How will the CLO’s day-to-day role differ in the future?
Paukovich: It will certainly be less tactical and more strategic. Technology will probably absorb some of the day-to-day responsibilities.
Long: They’ll be filling the roles of data scientists and application designers/engineers. We'll see fewer underwriters and processors.
How will this change credit unions?
Paukovich: It’s a real opportunity. Large financial institutions—those driven primarily by quarterly earnings—are going to push hard on reducing costs through technology. The human element will be diminished.
Much of the research I still see is that people, even the younger generations, want to have the option to interact with a human. Credit unions have the ability to be technologically capable but still provide the unique experience that comes with being a member of a financial cooperative.
Long: The member experience will be greatly influenced by tomorrow’s technology.

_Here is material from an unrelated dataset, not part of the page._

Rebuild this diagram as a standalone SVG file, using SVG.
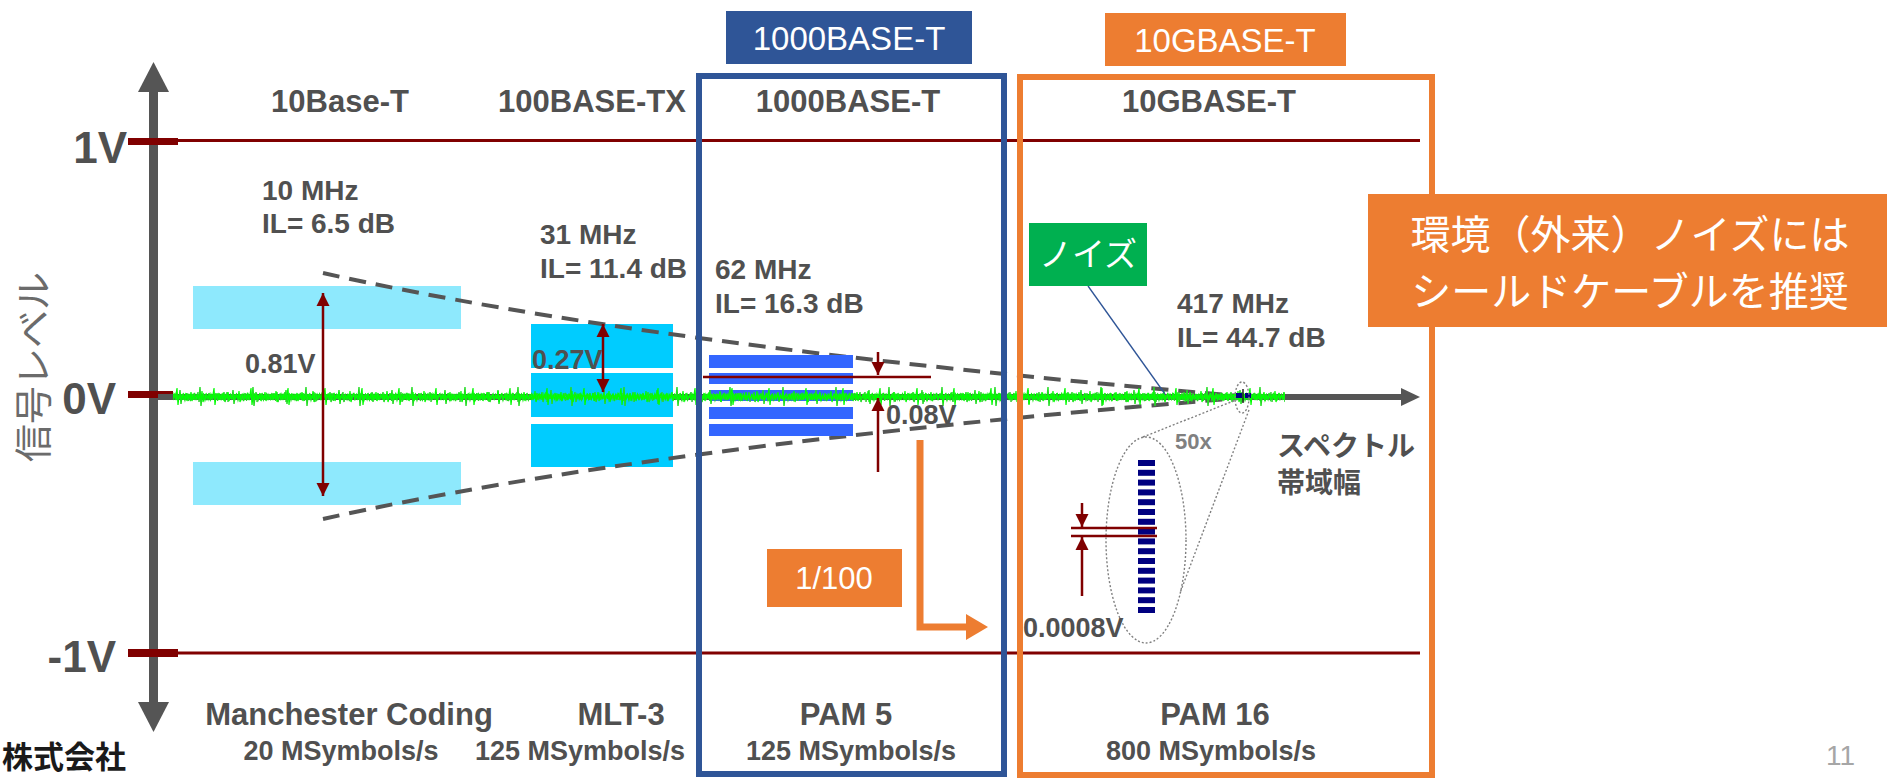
<svg xmlns="http://www.w3.org/2000/svg" width="1887" height="778" viewBox="0 0 1887 778">
<style>
.lbl{font-family:"Liberation Sans",Arial,sans-serif;font-weight:bold;fill:#505050}
.t31{font-size:31px}
.t28{font-size:28px}
.t27{font-size:27px}
.ax{font-size:44px}
.jp{font-family:"Noto Sans CJK JP",sans-serif}
.wht{fill:#ffffff}
.red{stroke:#800000;stroke-width:2.5;fill:none}
.dash{stroke:#555555;stroke-width:4;fill:none;stroke-dasharray:17 10}
.dot{stroke:#808080;stroke-width:1.4;fill:none;stroke-dasharray:2 2}
</style>
<defs>
<marker id="ah" viewBox="0 0 10 10" refX="10" refY="5" markerWidth="13" markerHeight="14" markerUnits="userSpaceOnUse" orient="auto-start-reverse">
<path d="M0,0 L10,5 L0,10 z" fill="#800000"/>
</marker>
<pattern id="nz1" x="0" y="385" width="53" height="24" patternUnits="userSpaceOnUse">
<path d="M0,12 L1.5,9 L3,15 L4,10 L5.5,14 L7,8 L8,15 L9.5,10 L11,13 L12,7 L13,17 L14.5,11 L16,9 L17,15 L18.5,10 L20,14 L21,5 L22,19 L23,11 L24.5,9 L26,15 L27.5,10 L29,14 L30,9 L31.5,16 L33,10 L34,13 L35.5,8 L37,15 L38.5,10 L40,14 L41,2 L42,21 L43,11 L44.5,9 L46,15 L47.5,10 L49,14 L50,8 L51.5,15 L53,12" stroke="#22dd22" stroke-width="1.4" fill="none"/>
</pattern>
<pattern id="nz2" x="11" y="385" width="37" height="24" patternUnits="userSpaceOnUse">
<path d="M0,12 L1,9 L2,15 L3.5,10 L5,14 L6,6 L7,17 L8.5,11 L10,9 L11,14 L12.5,10 L14,15 L15,9 L16.5,13 L18,3 L19,20 L20,11 L21.5,9 L23,15 L24,10 L25.5,14 L27,8 L28,16 L29.5,10 L31,13 L32,7 L33,16 L34.5,10 L36,14 L37,12" stroke="#00ff00" stroke-width="1.2" fill="none"/>
</pattern>
<pattern id="nz3" x="5" y="385" width="29" height="24" patternUnits="userSpaceOnUse">
<path d="M0,12 L1,10 L2,14 L3,9 L4.5,15 L6,11 L7,13 L8,8 L9.5,16 L11,10 L12,14 L13.5,9 L15,15 L16,11 L17.5,13 L19,7 L20,17 L21.5,10 L23,14 L24,9 L25.5,15 L27,10 L29,12" stroke="#33cc33" stroke-width="1" fill="none"/>
</pattern>
</defs>

<g id="axes">
<line x1="178" y1="140.5" x2="1420" y2="140.5" stroke="#800000" stroke-width="3"/>
<line x1="178" y1="653" x2="1420" y2="653" stroke="#800000" stroke-width="3"/>
<rect x="149" y="90" width="9" height="614" fill="#555555"/>
<polygon points="153.5,62 169,92 138,92" fill="#555555"/>
<polygon points="153.5,732 169,702 138,702" fill="#555555"/>
<rect x="128" y="138" width="50" height="7" fill="#800000"/>
<rect x="128" y="391" width="45" height="7" fill="#800000"/>
<rect x="128" y="649" width="50" height="8" fill="#800000"/>
<line x1="158" y1="397" x2="1403" y2="397" stroke="#555555" stroke-width="6"/>
<polygon points="1401,388 1420,397 1401,406" fill="#555555"/>
<text class="lbl ax" x="127" y="163" text-anchor="end">1V</text>
<text class="lbl ax" x="116" y="414" text-anchor="end">0V</text>
<text class="lbl ax" x="116" y="672" text-anchor="end">-1V</text>
<text class="jp" transform="translate(47,367) rotate(-90)" text-anchor="middle" font-size="38" fill="#6b6b6b">信号レベル</text>
</g>

<g id="signal-10base">
<rect x="193" y="286" width="268" height="43" fill="#8ee9fd"/>
<rect x="193" y="462" width="268" height="43" fill="#8ee9fd"/>
</g>
<g id="signal-100base">
<rect x="531" y="324" width="142" height="44" fill="#00ccff"/>
<rect x="531" y="373" width="142" height="44" fill="#00ccff"/>
<rect x="531" y="424" width="142" height="43" fill="#00ccff"/>
</g>

<g id="connectors">
<path class="dash" d="M323,273 Q650,346 1240,396"/>
<path class="dash" d="M323,519 Q650,446 1240,398"/>
</g>

<g id="signal-1000base">
<rect x="709" y="355" width="144" height="13" fill="#3366ff"/>
<rect x="709" y="373" width="144" height="11" fill="#3366ff"/>
<rect x="709" y="390" width="144" height="11" fill="#3366ff"/>
<rect x="709" y="407" width="144" height="12" fill="#3366ff"/>
<rect x="709" y="424" width="144" height="12" fill="#3366ff"/>
</g>

<g id="noise">
<rect x="173" y="385" width="1112" height="24" fill="url(#nz3)"/>
<rect x="173" y="385" width="1112" height="24" fill="url(#nz1)"/>
<rect x="173" y="385" width="1112" height="24" fill="url(#nz2)"/>
<rect x="1236" y="393" width="6" height="5" fill="#000080"/>
<rect x="1245" y="393" width="6" height="5" fill="#000080"/>
<line x1="1243" y1="389" x2="1243" y2="403" stroke="#222" stroke-width="1.5"/>
</g>

<g id="amplitudes">
<line class="red" x1="323" y1="293" x2="323" y2="496" marker-start="url(#ah)" marker-end="url(#ah)"/>
<line class="red" x1="603" y1="324" x2="603" y2="392" marker-start="url(#ah)" marker-end="url(#ah)"/>
<line class="red" x1="703" y1="377" x2="931" y2="377" stroke-width="3"/>
<line class="red" x1="878" y1="352" x2="878" y2="375" marker-end="url(#ah)"/>
<line class="red" x1="878" y1="472" x2="878" y2="398" marker-end="url(#ah)"/>
<text class="lbl t27" x="245" y="373">0.81V</text>
<text class="lbl t27" x="532" y="369">0.27V</text>
<text class="lbl t27" x="886" y="424">0.08V</text>
</g>

<g id="zoom-detail">
<ellipse class="dot" cx="1242" cy="397.5" rx="7" ry="15.5"/>
<ellipse class="dot" cx="1146" cy="540" rx="40" ry="103"/>
<line class="dot" x1="1143" y1="437" x2="1236" y2="400"/>
<line class="dot" x1="1249" y1="410" x2="1180" y2="593"/>
<g fill="#000080">
<rect x="1138" y="460" width="17" height="6"/>
<rect x="1138" y="469.8" width="17" height="6"/>
<rect x="1138" y="479.6" width="17" height="6"/>
<rect x="1138" y="489.4" width="17" height="6"/>
<rect x="1138" y="499.2" width="17" height="6"/>
<rect x="1138" y="509" width="17" height="6"/>
<rect x="1138" y="518.8" width="17" height="6"/>
<rect x="1138" y="528.6" width="17" height="6"/>
<rect x="1138" y="538.4" width="17" height="6"/>
<rect x="1138" y="548.2" width="17" height="6"/>
<rect x="1138" y="558" width="17" height="6"/>
<rect x="1138" y="567.8" width="17" height="6"/>
<rect x="1138" y="577.6" width="17" height="6"/>
<rect x="1138" y="587.4" width="17" height="6"/>
<rect x="1138" y="597.2" width="17" height="6"/>
<rect x="1138" y="607" width="17" height="6"/>
</g>
<line class="red" x1="1071" y1="528" x2="1157" y2="528" stroke-width="3"/>
<line class="red" x1="1071" y1="536" x2="1157" y2="536" stroke-width="3"/>
<line class="red" x1="1082" y1="503" x2="1082" y2="527" marker-end="url(#ah)"/>
<line class="red" x1="1082" y1="596" x2="1082" y2="537" marker-end="url(#ah)"/>
<text class="lbl t27" x="1023" y="637">0.0008V</text>
<text class="lbl" x="1175" y="449" font-size="22" style="fill:#808080">50x</text>
</g>

<g id="col-10base">
<text class="lbl t31" x="340" y="112" text-anchor="middle">10Base-T</text>
<text class="lbl t28" x="262" y="200">10 MHz</text>
<text class="lbl t28" x="262" y="233">IL= 6.5 dB</text>
<text class="lbl t31" x="349" y="725" text-anchor="middle">Manchester Coding</text>
<text class="lbl t27" x="341" y="760" text-anchor="middle">20 MSymbols/s</text>
</g>

<g id="col-100base">
<text class="lbl t31" x="592" y="112" text-anchor="middle">100BASE-TX</text>
<text class="lbl t28" x="540" y="244">31 MHz</text>
<text class="lbl t28" x="540" y="278">IL= 11.4 dB</text>
<text class="lbl t31" x="621" y="725" text-anchor="middle">MLT-3</text>
<text class="lbl t27" x="580" y="760" text-anchor="middle">125 MSymbols/s</text>
</g>

<g id="col-1000base">
<rect x="699" y="76" width="305" height="698" fill="none" stroke="#2f5597" stroke-width="6"/>
<rect x="726" y="11" width="246" height="53" fill="#2f5597"/>
<text x="849" y="50" text-anchor="middle" font-family="Liberation Sans,Arial,sans-serif" font-size="33" fill="#ffffff">1000BASE-T</text>
<text class="lbl t31" x="848" y="112" text-anchor="middle">1000BASE-T</text>
<text class="lbl t28" x="715" y="279">62 MHz</text>
<text class="lbl t28" x="715" y="313">IL= 16.3 dB</text>
<text class="lbl t31" x="846" y="725" text-anchor="middle">PAM 5</text>
<text class="lbl t27" x="851" y="760" text-anchor="middle">125 MSymbols/s</text>
</g>

<g id="col-10gbase">
<rect x="1020" y="77" width="412" height="698" fill="none" stroke="#ed7d31" stroke-width="6"/>
<rect x="1105" y="13" width="241" height="53" fill="#ed7d31"/>
<text x="1225" y="52" text-anchor="middle" font-family="Liberation Sans,Arial,sans-serif" font-size="33" fill="#ffffff">10GBASE-T</text>
<text class="lbl t31" x="1209" y="112" text-anchor="middle">10GBASE-T</text>
<text class="lbl t28" x="1177" y="313">417 MHz</text>
<text class="lbl t28" x="1177" y="347">IL= 44.7 dB</text>
<text class="lbl t31" x="1215" y="725" text-anchor="middle">PAM 16</text>
<text class="lbl t27" x="1211" y="760" text-anchor="middle">800 MSymbols/s</text>
</g>

<g id="reduction-arrow">
<path d="M920,440 V627 H968" fill="none" stroke="#ed7d31" stroke-width="7"/>
<polygon points="966,614 988,627 966,640" fill="#ed7d31"/>
<rect x="767" y="549" width="135" height="58" fill="#ed7d31"/>
<text x="834" y="589" text-anchor="middle" font-family="Liberation Sans,Arial,sans-serif" font-size="31" fill="#ffffff">1/100</text>
</g>

<g id="noise-label">
<line x1="1088" y1="286" x2="1165" y2="394" stroke="#2f5597" stroke-width="1.3"/>
<rect x="1029" y="223" width="118" height="63" fill="#00b050"/>
<text class="jp wht" x="1088" y="266" text-anchor="middle" font-size="33">ノイズ</text>
</g>

<g id="axis-label-x">
<text class="lbl" x="1277" y="456" font-size="28" style="font-family:'Noto Sans CJK JP',sans-serif">スペクトル</text>
<text class="lbl" x="1277" y="493" font-size="28" style="font-family:'Noto Sans CJK JP',sans-serif">帯域幅</text>
</g>

<g id="callout">
<rect x="1368" y="194" width="519" height="133" fill="#ed7d31"/>
<text class="jp wht" x="1630" y="249" text-anchor="middle" font-size="40">環境（外来）ノイズには</text>
<text class="jp wht" x="1630" y="306" text-anchor="middle" font-size="40">シールドケーブルを推奨</text>
</g>

<g id="footer">
<text class="jp" x="2" y="768" font-size="31" font-weight="bold" fill="#1a1a1a">株式会社</text>
<text x="1855" y="765" text-anchor="end" font-family="Liberation Sans,Arial,sans-serif" font-size="28" fill="#a6a6a6">11</text>
</g>
</svg>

Members will desire a combination of the online tools that automate their financial lives, but still need the helping hand of a credit union professional to guide decisions that affect their lives.
What advice would you offer chief lending officers to succeed in the future?
Paukovich: Don’t be afraid to change and challenge the status quo. Many of the lending products we deliver to members are steeped in traditional methods of fulfillment. The fintechs have started to challenge traditional models, whether they’re delivery methods or underwriting models, and raise the bar for ease of use and speed.
CLOs need to embrace the challenge and experiment. Don’t be afraid of failure. If something doesn’t work, try something else.
Long: Embrace change. Master data. Push the boundaries of automation. Be relentless in the pursuit of revolutionizing the lending experience for your members.